Stanka Becheva, food and agriculture campaigner at Friends of the Earth Europe, one of the organisations lending support to the march said, Farming is in a crisis. Farmers and biodiversity are disappearing, corporations are increasing their control, and global food prices are rocketing. The Good Food March is bringing together thousands of people across Europe calling for a real reform of farming that takes account of the needs of citizens and farmers.

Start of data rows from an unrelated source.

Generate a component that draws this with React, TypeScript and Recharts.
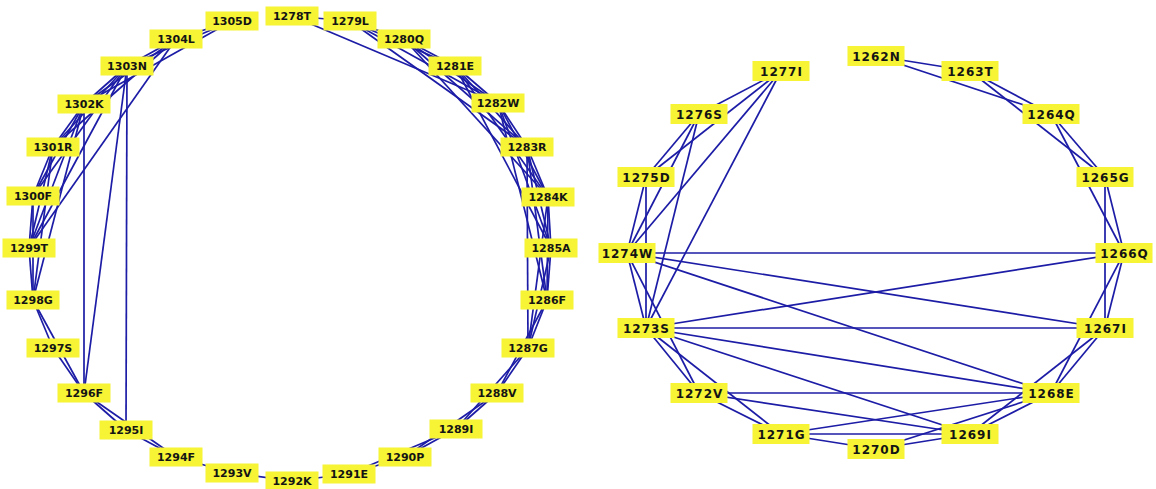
import { ScatterChart, Scatter, XAxis, YAxis } from "recharts";

// node positions (pixel-like layout units, y grows downward)
const leftNames = ["1278T", "1279L", "1280Q", "1281E", "1282W", "1283R", "1284K", "1285A", "1286F", "1287G", "1288V", "1289I", "1290P", "1291E", "1292K", "1293V", "1294F", "1295I", "1296F", "1297S", "1298G", "1299T", "1300F", "1301R", "1302K", "1303N", "1304L", "1305D"];
const leftX = [292, 350, 404, 455, 498, 527, 548, 551, 547, 528, 497, 456, 405, 349, 292, 232, 176, 126, 84, 53, 33, 29, 33, 53, 84, 127, 176, 232];
const leftY = [16, 21, 39, 66, 103, 147, 197, 248, 300, 348, 393, 429, 457, 474, 481, 473, 457, 430, 393, 348, 300, 248, 196, 147, 104, 66, 39, 21];

const rightNames = ["1262N", "1263T", "1264Q", "1265G", "1266Q", "1267I", "1268E", "1269I", "1270D", "1271G", "1272V", "1273S", "1274W", "1275D", "1276S", "1277I"];
const rightX = [876, 970, 1051, 1105, 1124, 1105, 1051, 970, 876, 781, 699, 646, 627, 646, 699, 781];
const rightY = [56, 71, 114, 177, 253, 328, 393, 434, 449, 434, 393, 328, 253, 177, 114, 71];

const leftEdges = [
  "1278T-1279L", "1278T-1282W", "1279L-1280Q", "1279L-1281E", "1279L-1282W", "1279L-1283R",
  "1280Q-1281E", "1280Q-1282W", "1280Q-1283R", "1280Q-1284K",
  "1281E-1282W", "1281E-1283R", "1281E-1284K", "1281E-1285A",
  "1282W-1283R", "1282W-1284K", "1282W-1285A", "1282W-1286F",
  "1283R-1284K", "1283R-1285A", "1283R-1286F", "1283R-1287G",
  "1284K-1285A", "1284K-1286F", "1284K-1287G", "1285A-1286F", "1285A-1287G",
  "1286F-1287G", "1286F-1288V", "1287G-1288V", "1287G-1289I",
  "1288V-1289I", "1288V-1290P", "1289I-1290P", "1289I-1291E", "1290P-1291E",
  "1291E-1292K", "1292K-1293V", "1293V-1294F", "1294F-1295I", "1294F-1296F", "1295I-1296F",
  "1296F-1297S", "1296F-1298G", "1297S-1298G", "1298G-1299T", "1298G-1300F", "1298G-1301R", "1298G-1302K",
  "1299T-1300F", "1299T-1301R", "1299T-1302K", "1300F-1301R", "1300F-1302K", "1300F-1303N",
  "1301R-1302K", "1301R-1303N", "1301R-1304L", "1302K-1303N", "1302K-1304L", "1302K-1305D",
  "1303N-1304L", "1303N-1305D", "1304L-1305D",
  "1302K-1296F", "1303N-1295I", "1303N-1296F", "1303N-1299T", "1304L-1299T",
];

const rightEdges = [
  "1262N-1263T", "1262N-1264Q", "1263T-1264Q", "1263T-1265G", "1264Q-1265G", "1264Q-1266Q",
  "1265G-1266Q", "1265G-1267I", "1266Q-1267I", "1266Q-1268E", "1267I-1268E", "1267I-1269I",
  "1268E-1269I", "1268E-1270D", "1268E-1271G", "1268E-1272V", "1268E-1273S", "1268E-1274W",
  "1269I-1270D", "1269I-1271G", "1269I-1272V", "1269I-1273S", "1270D-1271G",
  "1271G-1272V", "1271G-1273S", "1272V-1273S", "1272V-1274W",
  "1273S-1274W", "1273S-1275D", "1273S-1276S", "1273S-1277I", "1273S-1266Q", "1273S-1267I",
  "1274W-1266Q", "1274W-1267I", "1274W-1275D", "1274W-1276S", "1274W-1277I",
  "1275D-1276S", "1275D-1277I", "1276S-1277I",
];

const W = 1156;
const H = 489;
const EDGE = "#1c1ca6";
const BOX = "#f6f434";

type Node = { name: string; x: number; y: number; side: "left" | "right" };

const nodes: Node[] = [
  ...leftNames.map((name, i) => ({ name, x: leftX[i], y: leftY[i], side: "left" as const })),
  ...rightNames.map((name, i) => ({ name, x: rightX[i], y: rightY[i], side: "right" as const })),
];
const byName = new Map(nodes.map((n) => [n.name, n]));
const edges = [...leftEdges, ...rightEdges].map((e) => {
  const [a, b] = e.split("-");
  return [byName.get(a)!, byName.get(b)!];
});

const NodeBox = (props: any) => {
  const { cx, cy, payload } = props;
  const right = payload.side === "right";
  const w = right ? 57 : 53;
  const h = right ? 20 : 19;
  return (
    <g>
      <rect x={cx - w / 2} y={cy - h / 2} width={w} height={h} fill={BOX} />
      <text
        x={right ? cx + 0.5 : cx}
        y={cy + (right ? 4.5 : 4)}
        textAnchor="middle"
        fontFamily="DejaVu Sans, sans-serif"
        fontWeight="bold"
        fontSize={right ? 12 : 11}
        letterSpacing={right ? 1 : 0}
        fill="#141414"
      >
        {payload.name}
      </text>
    </g>
  );
};

export default function App() {
  return (
    <div style={{ position: "absolute", left: 0, top: 0, background: "#fff" }}>
      <ScatterChart width={W} height={H} margin={{ top: 0, right: 0, bottom: 0, left: 0 }}>
        <XAxis type="number" dataKey="x" domain={[0, W]} hide />
        <YAxis type="number" dataKey="y" domain={[0, H]} reversed hide />
        {edges.map(([a, b], i) => (
          <Scatter
            key={`e-${i}`}
            data={[a, b]}
            line={{ stroke: EDGE, strokeWidth: 1.7 }}
            shape={() => <g />}
            legendType="none"
            isAnimationActive={false}
          />
        ))}
        <Scatter data={nodes} shape={NodeBox} isAnimationActive={false} />
      </ScatterChart>
    </div>
  );
}
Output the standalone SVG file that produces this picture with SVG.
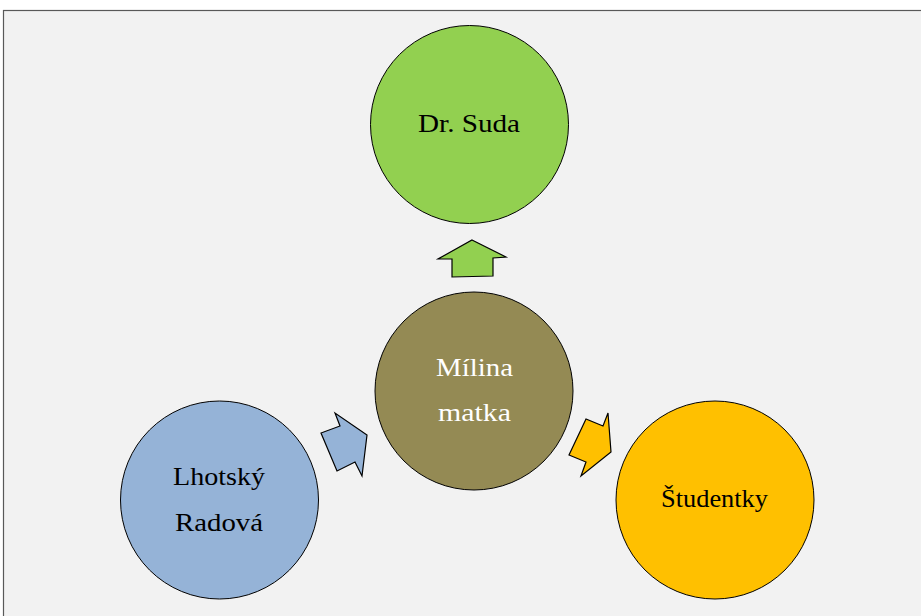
<svg xmlns="http://www.w3.org/2000/svg" width="921" height="616" viewBox="0 0 921 616">
  <style>
    .node { stroke: #000; stroke-width: 1; }
    .arrow { stroke: #000; stroke-width: 1.2; stroke-linejoin: miter; }
    .label { font-family: "Liberation Serif", "DejaVu Serif", serif; font-size: 25px; text-anchor: middle; fill: #000; }
    .light { fill: #fff; }
  </style>
  <rect x="0" y="0" width="921" height="616" fill="#ffffff"/>
  <rect x="3.5" y="10.5" width="930" height="620" fill="#f2f2f2" stroke="#595959" stroke-width="1.2"/>

  <g id="connectors">
    <polygon class="arrow" fill="#92d050" points="472,240 506,257 493,258 493,276 452,277 452,259 438,259"/>
    <polygon class="arrow" fill="#95b3d7" points="335,413 340,426 321,433 337,471 355,462 362,476 367,435"/>
    <polygon class="arrow" fill="#ffc000" points="608,413 611,452 581,476 586,462 569,455 586,419 603,426"/>
  </g>

  <g id="dr-suda">
    <circle class="node" cx="469.5" cy="124.5" r="99" fill="#92d050"/>
    <text class="label" x="469" y="132" textLength="102" lengthAdjust="spacingAndGlyphs">Dr. Suda</text>
  </g>

  <g id="milina-matka">
    <circle class="node" cx="474" cy="391" r="99" fill="#948a54"/>
    <text class="label light" x="474.5" y="376" textLength="77" lengthAdjust="spacingAndGlyphs">Mílina</text>
    <text class="label light" x="474.5" y="421" textLength="73" lengthAdjust="spacingAndGlyphs">matka</text>
  </g>

  <g id="lhotsky-radova">
    <circle class="node" cx="219.5" cy="500" r="99" fill="#95b3d7"/>
    <text class="label" x="219" y="485" textLength="92" lengthAdjust="spacingAndGlyphs">Lhotský</text>
    <text class="label" x="219" y="531" textLength="88" lengthAdjust="spacingAndGlyphs">Radová</text>
  </g>

  <g id="studentky">
    <circle class="node" cx="715" cy="500" r="99" fill="#ffc000"/>
    <text class="label" x="714.5" y="507" textLength="107" lengthAdjust="spacingAndGlyphs">Študentky</text>
  </g>
</svg>
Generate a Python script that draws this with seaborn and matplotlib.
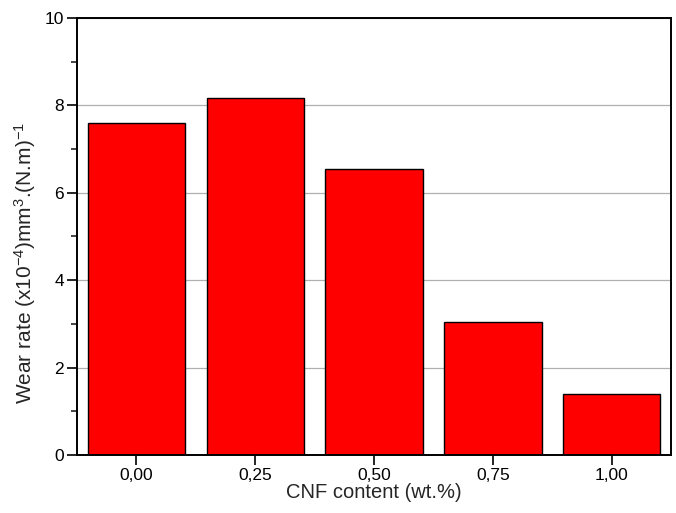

We want fair conditions for farmers, a greener countryside and an end to policies that are harming poor people in developing countries.”

 

The groups behind the march hope the European Parliament’s inclusion in the CAP decision-making process, a first, will increase the chance of an outcome more acceptable to the European public, which research has shown want greater environmental consideration from any new policy.

 

A British delegation of the pan-European march initiative will be present at the London office of the European Commission to deliver the message that current European policy is benefitting transnational corporations and the extremely wealthy, rather than the European citizens and farmers it is intended to protect and food insecure people around the world, who it risks putting in a more precarious position.

 

In line with calls from sustainable agriculture groups in the UK and around the world, and even the Food and Agriculture Organisation of the UN, the British delegation has called for social, environmental and animal welfare criteria to form the core of decision making processes in allocating subsidies.

 

Haidee-Laure Giles, international programmes officer with War on Want, outlined the reasons for the charity’s involvement with the march, "For more than a decade the CAP has focused on subsidising unsustainable, industrialised agriculture, to the detriment of both small-scale farmers in Europe and the global south, and the environment. It is time the new CAP allows for a fair trade system, which does not encourage European agribusinesses to export huge quantities of food worldwide that poor farmers cannot compete with on price."